■ **Data segment**:
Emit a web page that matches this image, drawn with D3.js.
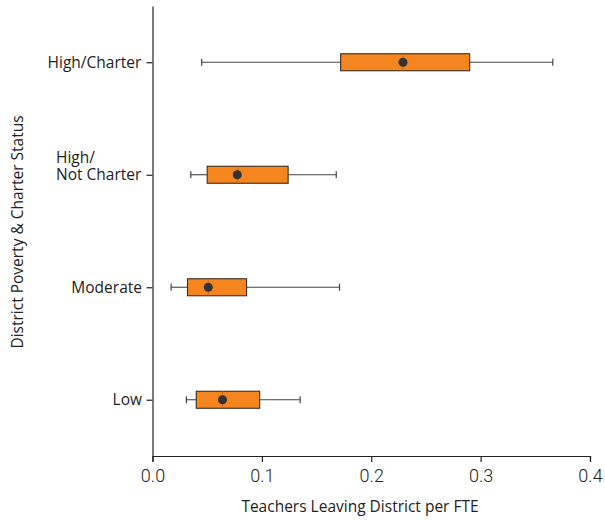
<!DOCTYPE html>
<html>
<head>
<meta charset="utf-8">
<script src="https://cdn.jsdelivr.net/npm/d3@7"></script>
<style>
  body { margin: 0; background: #fff; }
  svg { display: block; font-family: "Open Sans", Roboto, sans-serif; }
</style>
</head>
<body>
<svg id="chart" width="605" height="521"></svg>
<script>
// Data
const categories = ["Low", "Moderate", "High/\nNot Charter", "High/Charter"];
const whiskerLow  = [0.031, 0.017, 0.035, 0.045];
const q1          = [0.040, 0.032, 0.050, 0.172];
const median      = [0.064, 0.051, 0.078, 0.229];
const q3          = [0.098, 0.086, 0.124, 0.290];
const whiskerHigh = [0.135, 0.171, 0.168, 0.366];
const means       = [0.064, 0.051, 0.0775, 0.229];
const xTicks = [0, 0.1, 0.2, 0.3, 0.4];

const rows = categories.map((c, i) => ({
  cat: c, lo: whiskerLow[i], q1: q1[i], med: median[i], q3: q3[i], hi: whiskerHigh[i], mean: means[i]
}));

const svg = d3.select("#chart");
const mLeft = 152.5, mRight = 590, mTop = 6, mBottom = 456;

const x = d3.scaleLinear().domain([0, 0.4]).range([mLeft, mRight]);
const y = d3.scalePoint().domain(categories).range([mBottom, mTop]).padding(0.5);

// X axis
const xAxis = svg.append("g").attr("transform", `translate(0,${mBottom})`)
  .call(d3.axisBottom(x).tickValues(xTicks).tickFormat(d3.format(".1f")).tickSizeOuter(0).tickSize(6));
xAxis.select(".domain").attr("stroke", "#222").attr("stroke-width", 1.2);
xAxis.selectAll(".tick line").attr("stroke", "#222").attr("stroke-width", 1.2);
xAxis.selectAll(".tick text").attr("font-size", 18).attr("fill", "#222").attr("dy", "0.95em")
  .attr("font-family", "Roboto, sans-serif").attr("font-weight", 300);

// Y axis
const yAxis = svg.append("g").attr("transform", `translate(${mLeft},0)`)
  .call(d3.axisLeft(y).tickSize(6).tickSizeOuter(0).tickFormat(""));
yAxis.select(".domain").attr("stroke", "#222").attr("stroke-width", 1.2);
yAxis.selectAll(".tick line").attr("stroke", "#222").attr("stroke-width", 1.2);

// Y tick labels (multi-line left aligned block, right-justified to the tick)
const labelEnd = 142;
categories.forEach(c => {
  const lines = c.split("\n");
  const g = svg.append("g");
  const t = g.append("text").attr("font-size", 15.5).attr("fill", "#222");
  const lh = 17;
  const y0 = y(c) - (lines.length - 1) * lh + 5.5;
  lines.forEach((ln, i) => {
    t.append("tspan").attr("x", 0).attr("y", y0 + i * lh).text(ln);
  });
  const w = t.node().getBBox().width;
  t.attr("transform", `translate(${labelEnd - w},0)`);
});

// Boxes
const bh = 17, ch = 7;
const gb = svg.append("g").selectAll("g").data(rows).join("g");
gb.append("line").attr("x1", d => x(d.lo)).attr("x2", d => x(d.q1))
  .attr("y1", d => y(d.cat)).attr("y2", d => y(d.cat)).attr("stroke", "#444").attr("stroke-width", 1.1);
gb.append("line").attr("x1", d => x(d.q3)).attr("x2", d => x(d.hi))
  .attr("y1", d => y(d.cat)).attr("y2", d => y(d.cat)).attr("stroke", "#444").attr("stroke-width", 1.1);
gb.append("line").attr("x1", d => x(d.lo)).attr("x2", d => x(d.lo))
  .attr("y1", d => y(d.cat) - ch / 2).attr("y2", d => y(d.cat) + ch / 2).attr("stroke", "#444").attr("stroke-width", 1.2);
gb.append("line").attr("x1", d => x(d.hi)).attr("x2", d => x(d.hi))
  .attr("y1", d => y(d.cat) - ch / 2).attr("y2", d => y(d.cat) + ch / 2).attr("stroke", "#444").attr("stroke-width", 1.2);
gb.append("rect").attr("x", d => x(d.q1)).attr("width", d => x(d.q3) - x(d.q1))
  .attr("y", d => y(d.cat) - bh / 2).attr("height", bh)
  .attr("fill", "#F5861F").attr("stroke", "#3a2c20").attr("stroke-width", 1.1);
gb.append("line").attr("x1", d => x(d.med)).attr("x2", d => x(d.med))
  .attr("y1", d => y(d.cat) - bh / 2).attr("y2", d => y(d.cat) + bh / 2)
  .attr("stroke", "#c86d1c").attr("stroke-width", 1);
gb.append("circle").attr("cx", d => x(d.mean)).attr("cy", d => y(d.cat)).attr("r", 4.5).attr("fill", "#333");

// Axis titles
svg.append("text").attr("x", 360).attr("y", 512).attr("text-anchor", "middle")
  .attr("font-size", 15.5).attr("fill", "#222").text("Teachers Leaving District per FTE");
svg.append("text").attr("transform", "translate(23,232) rotate(-90)").attr("text-anchor", "middle")
  .attr("font-size", 15.5).attr("fill", "#222").text("District Poverty & Charter Status");
</script>
</body>
</html>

■ **Aim of the task**: Repeat the material above verbatim. Leave the pictures behind.

■ **Correct response**:
Emit a web page that matches this image, drawn with D3.js.
<!DOCTYPE html>
<html>
<head>
<meta charset="utf-8">
<script src="https://cdn.jsdelivr.net/npm/d3@7"></script>
<style>
  body { margin: 0; background: #fff; }
  svg { display: block; font-family: "Open Sans", Roboto, sans-serif; }
</style>
</head>
<body>
<svg id="chart" width="605" height="521"></svg>
<script>
// Data
const categories = ["Low", "Moderate", "High/\nNot Charter", "High/Charter"];
const whiskerLow  = [0.031, 0.017, 0.035, 0.045];
const q1          = [0.040, 0.032, 0.050, 0.172];
const median      = [0.064, 0.051, 0.078, 0.229];
const q3          = [0.098, 0.086, 0.124, 0.290];
const whiskerHigh = [0.135, 0.171, 0.168, 0.366];
const means       = [0.064, 0.051, 0.0775, 0.229];
const xTicks = [0, 0.1, 0.2, 0.3, 0.4];

const rows = categories.map((c, i) => ({
  cat: c, lo: whiskerLow[i], q1: q1[i], med: median[i], q3: q3[i], hi: whiskerHigh[i], mean: means[i]
}));

const svg = d3.select("#chart");
const mLeft = 152.5, mRight = 590, mTop = 6, mBottom = 456;

const x = d3.scaleLinear().domain([0, 0.4]).range([mLeft, mRight]);
const y = d3.scalePoint().domain(categories).range([mBottom, mTop]).padding(0.5);

// X axis
const xAxis = svg.append("g").attr("transform", `translate(0,${mBottom})`)
  .call(d3.axisBottom(x).tickValues(xTicks).tickFormat(d3.format(".1f")).tickSizeOuter(0).tickSize(6));
xAxis.select(".domain").attr("stroke", "#222").attr("stroke-width", 1.2);
xAxis.selectAll(".tick line").attr("stroke", "#222").attr("stroke-width", 1.2);
xAxis.selectAll(".tick text").attr("font-size", 18).attr("fill", "#222").attr("dy", "0.95em")
  .attr("font-family", "Roboto, sans-serif").attr("font-weight", 300);

// Y axis
const yAxis = svg.append("g").attr("transform", `translate(${mLeft},0)`)
  .call(d3.axisLeft(y).tickSize(6).tickSizeOuter(0).tickFormat(""));
yAxis.select(".domain").attr("stroke", "#222").attr("stroke-width", 1.2);
yAxis.selectAll(".tick line").attr("stroke", "#222").attr("stroke-width", 1.2);

// Y tick labels (multi-line left aligned block, right-justified to the tick)
const labelEnd = 142;
categories.forEach(c => {
  const lines = c.split("\n");
  const g = svg.append("g");
  const t = g.append("text").attr("font-size", 15.5).attr("fill", "#222");
  const lh = 17;
  const y0 = y(c) - (lines.length - 1) * lh + 5.5;
  lines.forEach((ln, i) => {
    t.append("tspan").attr("x", 0).attr("y", y0 + i * lh).text(ln);
  });
  const w = t.node().getBBox().width;
  t.attr("transform", `translate(${labelEnd - w},0)`);
});

// Boxes
const bh = 17, ch = 7;
const gb = svg.append("g").selectAll("g").data(rows).join("g");
gb.append("line").attr("x1", d => x(d.lo)).attr("x2", d => x(d.q1))
  .attr("y1", d => y(d.cat)).attr("y2", d => y(d.cat)).attr("stroke", "#444").attr("stroke-width", 1.1);
gb.append("line").attr("x1", d => x(d.q3)).attr("x2", d => x(d.hi))
  .attr("y1", d => y(d.cat)).attr("y2", d => y(d.cat)).attr("stroke", "#444").attr("stroke-width", 1.1);
gb.append("line").attr("x1", d => x(d.lo)).attr("x2", d => x(d.lo))
  .attr("y1", d => y(d.cat) - ch / 2).attr("y2", d => y(d.cat) + ch / 2).attr("stroke", "#444").attr("stroke-width", 1.2);
gb.append("line").attr("x1", d => x(d.hi)).attr("x2", d => x(d.hi))
  .attr("y1", d => y(d.cat) - ch / 2).attr("y2", d => y(d.cat) + ch / 2).attr("stroke", "#444").attr("stroke-width", 1.2);
gb.append("rect").attr("x", d => x(d.q1)).attr("width", d => x(d.q3) - x(d.q1))
  .attr("y", d => y(d.cat) - bh / 2).attr("height", bh)
  .attr("fill", "#F5861F").attr("stroke", "#3a2c20").attr("stroke-width", 1.1);
gb.append("line").attr("x1", d => x(d.med)).attr("x2", d => x(d.med))
  .attr("y1", d => y(d.cat) - bh / 2).attr("y2", d => y(d.cat) + bh / 2)
  .attr("stroke", "#c86d1c").attr("stroke-width", 1);
gb.append("circle").attr("cx", d => x(d.mean)).attr("cy", d => y(d.cat)).attr("r", 4.5).attr("fill", "#333");

// Axis titles
svg.append("text").attr("x", 360).attr("y", 512).attr("text-anchor", "middle")
  .attr("font-size", 15.5).attr("fill", "#222").text("Teachers Leaving District per FTE");
svg.append("text").attr("transform", "translate(23,232) rotate(-90)").attr("text-anchor", "middle")
  .attr("font-size", 15.5).attr("fill", "#222").text("District Poverty & Charter Status");
</script>
</body>
</html>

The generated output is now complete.